Cet accord scellé entre Hassan II et Houari Boumediène en 1972, ne sera publié au Bulletin officiel du Maroc, le 1er juillet 1992 dans les mêmes termes. Pour des acteurs associatifs originaires de la région, contactés par Yabiladi, ce texte laisse entendre que «l’oued sans nom serait Zousfana ainsi que l’oued qui le rejoint, qui est celui qui passe par El Arja». Cela indique selon eux que «tout ce qui est de l’autre côté est algérien» et qu’«il est officiellement convenu que la moitié des terres historiques de Figuig sont en Algérie».
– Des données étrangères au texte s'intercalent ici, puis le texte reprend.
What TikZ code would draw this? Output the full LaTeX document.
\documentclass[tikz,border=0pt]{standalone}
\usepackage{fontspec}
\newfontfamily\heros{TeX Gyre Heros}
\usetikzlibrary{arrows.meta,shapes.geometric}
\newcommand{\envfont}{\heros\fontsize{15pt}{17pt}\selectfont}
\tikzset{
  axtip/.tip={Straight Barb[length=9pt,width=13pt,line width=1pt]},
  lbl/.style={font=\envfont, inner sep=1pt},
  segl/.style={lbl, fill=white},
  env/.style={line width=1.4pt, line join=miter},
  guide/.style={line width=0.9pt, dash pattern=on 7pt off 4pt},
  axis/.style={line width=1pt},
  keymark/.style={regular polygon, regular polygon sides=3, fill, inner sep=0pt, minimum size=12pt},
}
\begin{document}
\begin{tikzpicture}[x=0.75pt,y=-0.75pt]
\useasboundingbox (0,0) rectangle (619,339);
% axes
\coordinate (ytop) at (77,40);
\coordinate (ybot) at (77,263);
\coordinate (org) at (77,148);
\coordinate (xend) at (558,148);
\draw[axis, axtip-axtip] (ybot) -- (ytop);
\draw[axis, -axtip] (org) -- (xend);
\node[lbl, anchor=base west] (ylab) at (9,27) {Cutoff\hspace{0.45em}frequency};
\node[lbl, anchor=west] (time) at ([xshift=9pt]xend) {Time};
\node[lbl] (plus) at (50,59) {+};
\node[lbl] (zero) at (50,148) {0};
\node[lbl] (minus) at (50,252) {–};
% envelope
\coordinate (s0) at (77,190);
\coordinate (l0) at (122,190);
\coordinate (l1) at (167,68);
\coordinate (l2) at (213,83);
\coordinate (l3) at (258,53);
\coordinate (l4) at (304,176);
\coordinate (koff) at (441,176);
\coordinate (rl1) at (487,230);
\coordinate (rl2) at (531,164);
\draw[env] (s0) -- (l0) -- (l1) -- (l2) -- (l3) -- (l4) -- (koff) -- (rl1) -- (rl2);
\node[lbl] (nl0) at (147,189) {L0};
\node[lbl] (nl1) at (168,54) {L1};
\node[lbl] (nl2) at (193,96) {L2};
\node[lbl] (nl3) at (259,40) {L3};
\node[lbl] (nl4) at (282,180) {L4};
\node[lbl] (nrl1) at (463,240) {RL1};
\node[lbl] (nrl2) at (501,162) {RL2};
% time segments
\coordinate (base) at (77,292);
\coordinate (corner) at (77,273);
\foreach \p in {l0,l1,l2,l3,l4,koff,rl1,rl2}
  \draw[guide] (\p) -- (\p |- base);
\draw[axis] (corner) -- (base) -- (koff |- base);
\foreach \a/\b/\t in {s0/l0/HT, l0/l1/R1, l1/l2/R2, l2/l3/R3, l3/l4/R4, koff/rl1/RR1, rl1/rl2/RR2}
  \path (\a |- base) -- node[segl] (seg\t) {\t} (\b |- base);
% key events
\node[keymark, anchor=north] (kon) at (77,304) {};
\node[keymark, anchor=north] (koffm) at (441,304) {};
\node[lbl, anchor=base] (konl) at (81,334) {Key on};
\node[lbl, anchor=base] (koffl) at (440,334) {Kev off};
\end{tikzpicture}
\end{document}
Mais les exploitants des palmiers dattiers ont une autres interprétation de cette convention. Ils estiment que l’oued traversant El Arja est bien connu pour être éponyme, «l’oued sans nom» étant ainsi celui qui passe de l’autre côté des crêtes, qu’ils considèrent bien comme étant algériennes, contrairement à leurs terres situées au nord-est de Figuig.

Acteur associatif local, Mohamed Ammari explique à Yabiladi que «le tracé est bien défini dans la convention entre les deux pays, mais la grande question reste que les locaux considèrent «l’oued sans nom» qui délimite l’espace comme étant celui de l’autre côté des hauteur et non pas l’oued El Arja qui traverse les palmeraies».

«Dans tous les cas et en dehors des questions de souveraineté marocaine ou algérienne, celle de la protection des biens individuels se pose sérieusement pour les agriculteurs, au regard du droit international qui les protège et de la responsabilité de chaque pays à protéger les droits économiques de ses ressortissants.»

Mohamed Ammari

Une souveraineté qui ne doit pas exclure la protection des biens individuels

Dans ce sens, Mohamed Ammari s’interroge sur la position du Maroc face à ce qui se passe actuellement. Il estime que «les autorités locales devaient soit garantir, via un accord administratif, l’accès restreint aux exploitants qui n’habiteront plus El Arja si le territoire est bien algérien, mais qui pourront s’y rendre pour leur travail agricole en tant qu’héritiers et exploitants dont l’identification est documentée». Ou bien «leur proposer des indemnités avant de leur imposer un déplacement aussi brusque, alors que quels que soient les termes de la convention ces exploitants n’ont jamais été inquiétés sur leurs activités depuis des décennies». Mohamed Ammari déplore qu’aucune «des deux options n’a été à l’ordre du jour du côté du Maroc».

S’ils viennent à être dépossédés de leurs biens à El Arja, en réactivation stricte d’un accord signé dans les années 1970 mais qui n’a pas été contraignant pour les tribus locales et leurs activités agricoles, les agriculteurs seront-ils réhabilités ? Pour l’heure, les autorités locales à Figuig n’abordent effectivement pas la question. A El Arja, les agriculteurs déplacés laisseront derrière eux entre 10 000 et 15 000 palmiers. Les plus productifs en dattes, et qui sont nombreux, rapportent jusqu’à 4 000 dirhams par an. Sur les lieux, ils ont également mis en place avec leurs propres moyens toutes les installations d’énergie solaire et de branchements en eau, en plus d’importantes réparations routières pour faciliter l’accès à leurs exploitations. En cas d’indemnisation, la facture risque d’être considérablement élevée.

Pour les habitants locaux, ce tour de vis sur la flexibilité de la circulation des propriétaires identifiés, malgré la fermeture des frontières entre les deux pays depuis les années 1990, serait notamment lié aux nouvelles tensions politiques entre le Maroc et l’Algérie, concernant la question du Sahara occidental. De son côté, Alger a bien opté pour la fermeté. «Quelques installation militaires à vue d’œil depuis El Arja portent désormais le drapeau algérien, pour souligner aux passants qu’ils ne sont bel et bien pas sur un territoire marocain», nous décrit Mohamed Ammari.